■ TASK OBJECTIVE
Only the pictures are omitted; repeat all other data exactly.

■ DATA SEGMENT
--- BEGIN ---

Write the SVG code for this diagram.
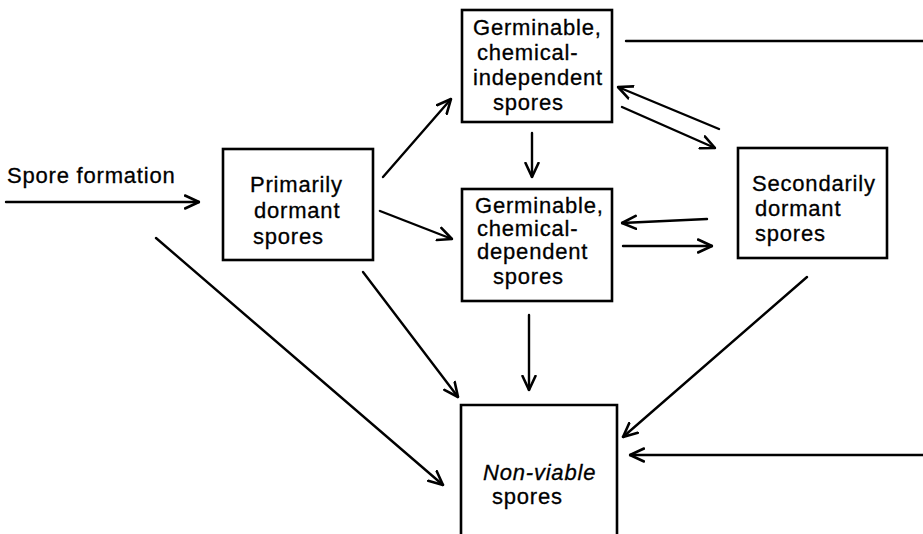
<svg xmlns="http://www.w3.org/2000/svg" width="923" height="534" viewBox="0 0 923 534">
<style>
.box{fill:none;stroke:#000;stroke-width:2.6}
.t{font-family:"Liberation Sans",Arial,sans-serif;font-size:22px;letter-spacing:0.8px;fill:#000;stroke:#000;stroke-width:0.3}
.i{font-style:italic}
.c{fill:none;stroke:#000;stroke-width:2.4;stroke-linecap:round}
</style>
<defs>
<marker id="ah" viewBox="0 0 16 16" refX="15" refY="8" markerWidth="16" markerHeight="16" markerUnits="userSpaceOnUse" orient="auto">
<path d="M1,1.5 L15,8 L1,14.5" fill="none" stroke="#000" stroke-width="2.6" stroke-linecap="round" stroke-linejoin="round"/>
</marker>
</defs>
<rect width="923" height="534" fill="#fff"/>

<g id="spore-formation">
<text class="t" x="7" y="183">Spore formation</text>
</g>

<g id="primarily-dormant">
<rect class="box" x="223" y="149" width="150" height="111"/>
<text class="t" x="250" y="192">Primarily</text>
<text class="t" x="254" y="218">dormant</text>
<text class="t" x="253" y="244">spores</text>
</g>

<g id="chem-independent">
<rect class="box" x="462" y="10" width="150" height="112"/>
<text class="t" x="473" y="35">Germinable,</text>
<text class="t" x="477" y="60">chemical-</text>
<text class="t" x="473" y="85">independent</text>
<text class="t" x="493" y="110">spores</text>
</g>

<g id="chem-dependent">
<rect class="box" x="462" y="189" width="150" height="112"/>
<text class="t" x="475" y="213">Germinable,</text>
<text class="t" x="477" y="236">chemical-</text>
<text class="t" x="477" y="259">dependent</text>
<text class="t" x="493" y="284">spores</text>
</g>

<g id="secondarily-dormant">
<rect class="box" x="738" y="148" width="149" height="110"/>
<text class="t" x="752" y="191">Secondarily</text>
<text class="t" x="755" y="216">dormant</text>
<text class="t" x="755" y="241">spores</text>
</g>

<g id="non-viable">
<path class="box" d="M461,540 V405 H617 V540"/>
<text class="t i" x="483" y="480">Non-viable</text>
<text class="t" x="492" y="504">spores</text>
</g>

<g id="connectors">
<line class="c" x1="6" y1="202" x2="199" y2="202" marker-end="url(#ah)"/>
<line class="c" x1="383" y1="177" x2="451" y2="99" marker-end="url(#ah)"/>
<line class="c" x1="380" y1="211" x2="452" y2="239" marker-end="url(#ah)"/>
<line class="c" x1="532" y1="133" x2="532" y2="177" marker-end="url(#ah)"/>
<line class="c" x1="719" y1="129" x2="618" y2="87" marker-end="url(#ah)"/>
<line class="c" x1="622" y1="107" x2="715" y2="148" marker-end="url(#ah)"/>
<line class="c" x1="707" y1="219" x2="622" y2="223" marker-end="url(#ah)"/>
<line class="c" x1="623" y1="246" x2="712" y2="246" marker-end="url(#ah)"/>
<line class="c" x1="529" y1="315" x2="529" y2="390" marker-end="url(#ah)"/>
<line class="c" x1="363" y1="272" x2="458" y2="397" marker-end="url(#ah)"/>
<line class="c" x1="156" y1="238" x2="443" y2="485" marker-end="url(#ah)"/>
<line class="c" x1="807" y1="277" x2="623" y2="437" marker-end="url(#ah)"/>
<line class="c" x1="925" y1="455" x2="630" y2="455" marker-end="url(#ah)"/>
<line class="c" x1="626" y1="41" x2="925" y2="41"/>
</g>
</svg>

--- END ---

■ SOLUTION TO THE EXERCISE
Write the SVG code for this diagram.
<svg xmlns="http://www.w3.org/2000/svg" width="923" height="534" viewBox="0 0 923 534">
<style>
.box{fill:none;stroke:#000;stroke-width:2.6}
.t{font-family:"Liberation Sans",Arial,sans-serif;font-size:22px;letter-spacing:0.8px;fill:#000;stroke:#000;stroke-width:0.3}
.i{font-style:italic}
.c{fill:none;stroke:#000;stroke-width:2.4;stroke-linecap:round}
</style>
<defs>
<marker id="ah" viewBox="0 0 16 16" refX="15" refY="8" markerWidth="16" markerHeight="16" markerUnits="userSpaceOnUse" orient="auto">
<path d="M1,1.5 L15,8 L1,14.5" fill="none" stroke="#000" stroke-width="2.6" stroke-linecap="round" stroke-linejoin="round"/>
</marker>
</defs>
<rect width="923" height="534" fill="#fff"/>

<g id="spore-formation">
<text class="t" x="7" y="183">Spore formation</text>
</g>

<g id="primarily-dormant">
<rect class="box" x="223" y="149" width="150" height="111"/>
<text class="t" x="250" y="192">Primarily</text>
<text class="t" x="254" y="218">dormant</text>
<text class="t" x="253" y="244">spores</text>
</g>

<g id="chem-independent">
<rect class="box" x="462" y="10" width="150" height="112"/>
<text class="t" x="473" y="35">Germinable,</text>
<text class="t" x="477" y="60">chemical-</text>
<text class="t" x="473" y="85">independent</text>
<text class="t" x="493" y="110">spores</text>
</g>

<g id="chem-dependent">
<rect class="box" x="462" y="189" width="150" height="112"/>
<text class="t" x="475" y="213">Germinable,</text>
<text class="t" x="477" y="236">chemical-</text>
<text class="t" x="477" y="259">dependent</text>
<text class="t" x="493" y="284">spores</text>
</g>

<g id="secondarily-dormant">
<rect class="box" x="738" y="148" width="149" height="110"/>
<text class="t" x="752" y="191">Secondarily</text>
<text class="t" x="755" y="216">dormant</text>
<text class="t" x="755" y="241">spores</text>
</g>

<g id="non-viable">
<path class="box" d="M461,540 V405 H617 V540"/>
<text class="t i" x="483" y="480">Non-viable</text>
<text class="t" x="492" y="504">spores</text>
</g>

<g id="connectors">
<line class="c" x1="6" y1="202" x2="199" y2="202" marker-end="url(#ah)"/>
<line class="c" x1="383" y1="177" x2="451" y2="99" marker-end="url(#ah)"/>
<line class="c" x1="380" y1="211" x2="452" y2="239" marker-end="url(#ah)"/>
<line class="c" x1="532" y1="133" x2="532" y2="177" marker-end="url(#ah)"/>
<line class="c" x1="719" y1="129" x2="618" y2="87" marker-end="url(#ah)"/>
<line class="c" x1="622" y1="107" x2="715" y2="148" marker-end="url(#ah)"/>
<line class="c" x1="707" y1="219" x2="622" y2="223" marker-end="url(#ah)"/>
<line class="c" x1="623" y1="246" x2="712" y2="246" marker-end="url(#ah)"/>
<line class="c" x1="529" y1="315" x2="529" y2="390" marker-end="url(#ah)"/>
<line class="c" x1="363" y1="272" x2="458" y2="397" marker-end="url(#ah)"/>
<line class="c" x1="156" y1="238" x2="443" y2="485" marker-end="url(#ah)"/>
<line class="c" x1="807" y1="277" x2="623" y2="437" marker-end="url(#ah)"/>
<line class="c" x1="925" y1="455" x2="630" y2="455" marker-end="url(#ah)"/>
<line class="c" x1="626" y1="41" x2="925" y2="41"/>
</g>
</svg>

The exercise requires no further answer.